MIGUEL LEÓN-PORTILLA: 1926-2019
Yo, Cuauhcuatzin. ¡Quiero flores que duren en mis manos!
La primera vez que leí un poema náhuatl, traducido por don Ángel María Garibay, quedé boquiabierto y patitieso. No acabo de reponerme de la sorpresa: la reflexión más honda y perenne de la humanidad estaba –está- en esos “versos” que parecen emitidos por una voz muy antigua.
Voz colectiva, como la de todo verdadero poeta. Habla una muchedumbre cuando Nezahualcóyotl dice con dolor: “¿Acaso de verdad se vive en la tierra? / No para siempre en la tierra: sólo un poco aquí. / Aunque sea jade se quiebra, / aunque sea oro se rompe, / aunque sea plumaje de quetzal se desgarra, / no para siempre en la tierra: / sólo un poco aquí.”
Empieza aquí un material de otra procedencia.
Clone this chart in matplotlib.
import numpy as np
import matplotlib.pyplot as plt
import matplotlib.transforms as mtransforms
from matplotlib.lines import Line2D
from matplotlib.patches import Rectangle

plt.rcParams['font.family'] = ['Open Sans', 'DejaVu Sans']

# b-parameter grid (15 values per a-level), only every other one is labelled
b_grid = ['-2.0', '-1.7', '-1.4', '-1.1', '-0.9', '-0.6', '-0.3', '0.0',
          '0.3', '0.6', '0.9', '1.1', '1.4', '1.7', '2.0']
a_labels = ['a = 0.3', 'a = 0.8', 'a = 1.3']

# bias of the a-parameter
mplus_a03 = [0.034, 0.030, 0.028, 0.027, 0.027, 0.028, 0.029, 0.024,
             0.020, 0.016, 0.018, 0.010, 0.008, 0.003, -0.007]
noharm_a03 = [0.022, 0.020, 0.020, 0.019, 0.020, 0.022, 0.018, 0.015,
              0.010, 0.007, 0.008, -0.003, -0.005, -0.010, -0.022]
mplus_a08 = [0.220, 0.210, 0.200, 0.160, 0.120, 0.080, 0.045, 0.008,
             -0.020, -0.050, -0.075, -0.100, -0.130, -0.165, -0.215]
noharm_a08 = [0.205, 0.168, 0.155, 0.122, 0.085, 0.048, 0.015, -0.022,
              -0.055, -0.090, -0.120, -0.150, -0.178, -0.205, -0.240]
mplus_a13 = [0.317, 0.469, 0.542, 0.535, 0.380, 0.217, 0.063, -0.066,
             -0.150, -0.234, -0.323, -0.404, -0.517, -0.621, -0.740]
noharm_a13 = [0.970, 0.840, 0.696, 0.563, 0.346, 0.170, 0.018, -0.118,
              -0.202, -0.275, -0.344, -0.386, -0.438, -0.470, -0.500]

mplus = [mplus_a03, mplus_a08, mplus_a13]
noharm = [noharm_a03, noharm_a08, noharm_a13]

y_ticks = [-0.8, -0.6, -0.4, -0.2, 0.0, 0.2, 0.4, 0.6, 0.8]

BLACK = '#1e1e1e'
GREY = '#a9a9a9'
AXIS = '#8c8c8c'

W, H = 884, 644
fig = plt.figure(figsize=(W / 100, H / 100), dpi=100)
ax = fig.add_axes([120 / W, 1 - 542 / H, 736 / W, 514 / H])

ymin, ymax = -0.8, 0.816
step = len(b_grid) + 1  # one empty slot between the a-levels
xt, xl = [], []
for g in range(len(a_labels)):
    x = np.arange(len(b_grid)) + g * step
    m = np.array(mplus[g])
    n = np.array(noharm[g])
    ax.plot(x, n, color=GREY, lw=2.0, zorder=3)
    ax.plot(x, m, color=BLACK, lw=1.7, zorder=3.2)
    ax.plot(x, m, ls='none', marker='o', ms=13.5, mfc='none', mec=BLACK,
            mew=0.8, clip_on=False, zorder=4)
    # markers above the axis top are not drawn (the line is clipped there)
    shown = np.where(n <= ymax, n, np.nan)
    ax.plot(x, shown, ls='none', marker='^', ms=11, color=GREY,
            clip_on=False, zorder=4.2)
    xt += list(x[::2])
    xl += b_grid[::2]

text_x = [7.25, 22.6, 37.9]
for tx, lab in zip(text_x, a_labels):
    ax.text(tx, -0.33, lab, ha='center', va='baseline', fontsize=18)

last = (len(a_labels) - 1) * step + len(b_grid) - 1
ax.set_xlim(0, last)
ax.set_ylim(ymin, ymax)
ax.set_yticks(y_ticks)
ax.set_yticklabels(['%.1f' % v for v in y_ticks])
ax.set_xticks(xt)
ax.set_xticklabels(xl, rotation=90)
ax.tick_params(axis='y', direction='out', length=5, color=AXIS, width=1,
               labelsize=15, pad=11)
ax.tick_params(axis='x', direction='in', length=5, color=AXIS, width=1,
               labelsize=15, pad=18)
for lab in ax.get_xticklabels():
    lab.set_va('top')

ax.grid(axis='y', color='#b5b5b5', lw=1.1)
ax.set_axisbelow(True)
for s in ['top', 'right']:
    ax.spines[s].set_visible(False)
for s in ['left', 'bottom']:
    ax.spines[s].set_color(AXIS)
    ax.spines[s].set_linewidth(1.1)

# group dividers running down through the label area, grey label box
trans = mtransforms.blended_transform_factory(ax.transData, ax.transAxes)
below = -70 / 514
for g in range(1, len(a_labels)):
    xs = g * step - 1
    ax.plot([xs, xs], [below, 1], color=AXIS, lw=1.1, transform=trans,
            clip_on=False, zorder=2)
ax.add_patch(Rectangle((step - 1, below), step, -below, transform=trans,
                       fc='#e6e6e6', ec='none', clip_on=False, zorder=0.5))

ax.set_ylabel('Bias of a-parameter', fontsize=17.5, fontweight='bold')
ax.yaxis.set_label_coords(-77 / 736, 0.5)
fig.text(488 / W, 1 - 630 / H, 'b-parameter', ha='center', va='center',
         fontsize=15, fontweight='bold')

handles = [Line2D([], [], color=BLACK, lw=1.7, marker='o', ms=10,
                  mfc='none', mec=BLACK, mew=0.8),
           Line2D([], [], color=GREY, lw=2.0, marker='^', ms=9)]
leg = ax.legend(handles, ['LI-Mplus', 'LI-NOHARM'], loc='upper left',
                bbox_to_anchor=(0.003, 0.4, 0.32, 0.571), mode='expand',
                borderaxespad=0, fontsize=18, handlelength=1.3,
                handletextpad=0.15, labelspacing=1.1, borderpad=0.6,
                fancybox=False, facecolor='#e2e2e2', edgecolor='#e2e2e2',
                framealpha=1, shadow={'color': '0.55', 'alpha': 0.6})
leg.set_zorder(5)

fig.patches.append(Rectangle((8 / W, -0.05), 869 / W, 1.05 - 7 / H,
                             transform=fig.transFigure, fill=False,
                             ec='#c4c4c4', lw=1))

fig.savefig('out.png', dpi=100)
Hay en estas palabras mucho más que un “sistema filosófico”, mucho más que una teoría. Formuladas en el siglo 15 de nuestra era y en el seno de una civilización que entonces vivía de espaldas a Europa, estas palabras parecen dichas por los primeros seres humanos que tuvieron conciencia de sí mismos y de su complicado estar en el mundo.
Y así era, pues entre los vestigios de culturas antiquísimas se han encontrado estelas, tablas de arcilla, rollos de papiro, inscripciones sobre roca y otros materiales que expresan la misma oscura e inefable inquietud. Recuérdense el egipcio “Canto del arpista” o el Eclesiastés. Las manos, los bisontes y los hombres de erectos falos estampados en algunas cavernas forman parte de la misma angustiosa certeza: “sólo un poco aquí, en la tierra.”
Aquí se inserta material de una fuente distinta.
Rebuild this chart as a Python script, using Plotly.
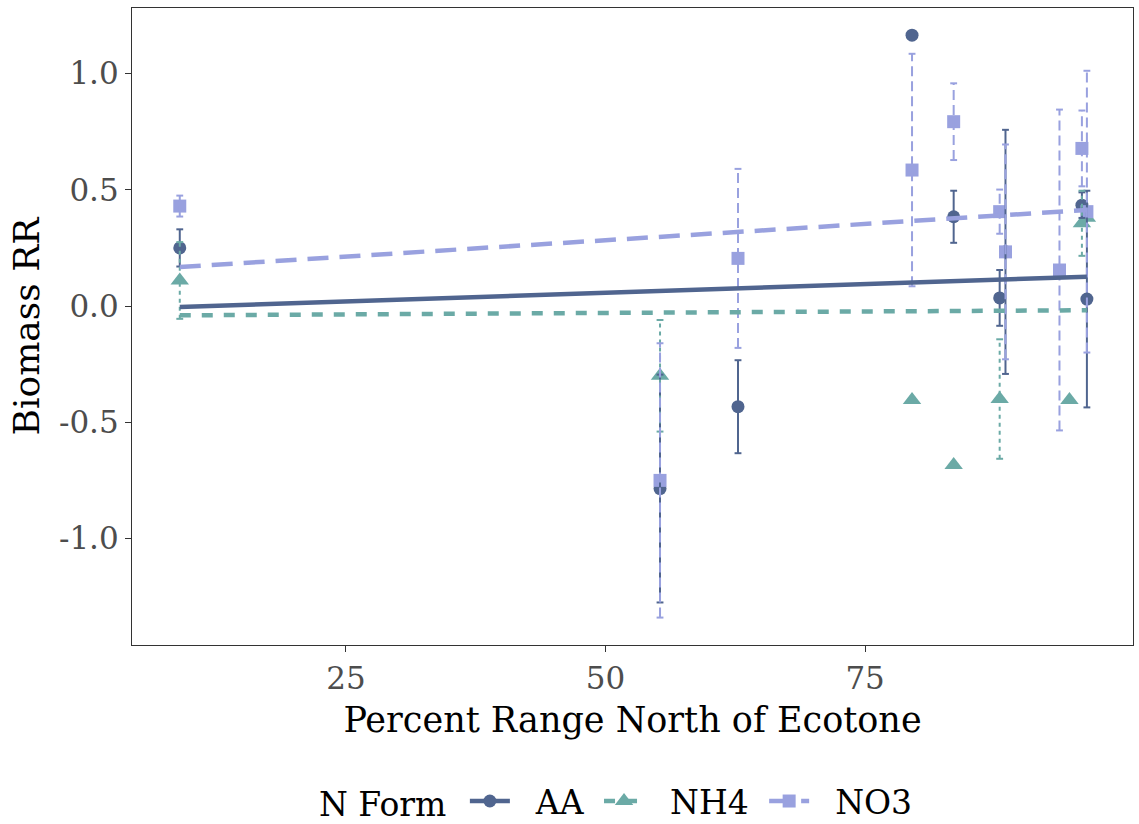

¿Por qué hablar de esto ahora? Por una razón simple y obvia: el pasado martes 1 de octubre murió el historiador Miguel León-portilla, uno de los grandes investigadores y promotores mexicanos de las culturas prehispánicas, discípulo, por cierto, del padre Ángel María Garibay.
Algunas de sus obras más importantes son: “La filosofía náhuatl estudiada en sus fuentes” (1956), “Visión de los vencidos” (1959), “Quince poetas del mundo náhuatl” (1993), “Bernardino de Sahagún, pionero de la antropología” (1999) y otras más, entre ellas “Los antiguos mexicanos a través de sus crónicas y cantares” (1961).
“Visión de los vencidos” cumple este año los 50 de haber sido publicado por el Fondo de Cultura Económica. Y es éste uno de los libros más conmovedores que los mexicanos podemos leer: se ofrecen en él la perplejidad, el dolor, la estupefacción de lo sucedido a los aztecas, nuestros ancestros, hace casi cinco siglos, en México-tenochtitlan primero, y después, en gran parte de lo que hoy llamamos República Mexicana, y aún más allá…
Pero no sólo los mexicanos podemos estremecernos ante esta “visión de los vencidos”, o sea, ante la masacre que los conquistadores españoles perpetraron en estas tierras americanas; cualquiera –incluso los españoles- podrían enrojecer de vergüenza y de pena frente a esta verdadera hecatombe.
León-portilla logra cimbrar a los lectores no con una novela de terror o con un poema épico sino con documentos narrativos, sí, pero de otra índole: “A través de la compilación de varios relatos escritos desde la perspectiva indígena, Leónportilla consigue exponer al lector la variedad en cuanto a las dichas perspectivas. El libro está dividido en diecisiete capítulos y un apéndice. Actualmente está considerado como una obra fundamental de la historia de México debido a las historias detalladas de la conquista desde el punto de vista indígena, que raramente se estudia por el público en general.” (Wikipedia).
¿Para qué entrar en especulaciones? Y sin embargo, lo hago. ¿Fue el destino? ¿La fatalidad? ¿Fue Moctezuma un pusilánime o un hombre temeroso del retorno de una hipotética Divinidad? Creo que soy uno más que continúa atónito ante este hecho inverosímil. ¿Cómo fue posible tal calamidad? ¿No superamos aún, como afirma Octavio Paz, el trauma de esa conquista? ¿Por eso somos “así”?
Además de esta lastimosa “Visión de los vencidos”, el libro que me ha acompañado durante décadas es “Los antiguos mexicanos a través de sus crónicas y cantares”. Compendio de ideas, reflexiones y simbologías del poliédrico orbe prehispánico, este trabajo muestra la inmensa, la profunda riqueza cultural de nuestro pasado, una riqueza que de ninguna manera pudo exterminar la espada del conquistador; y con atrevimiento añadiría que ni siquiera la Cruz de los misioneros.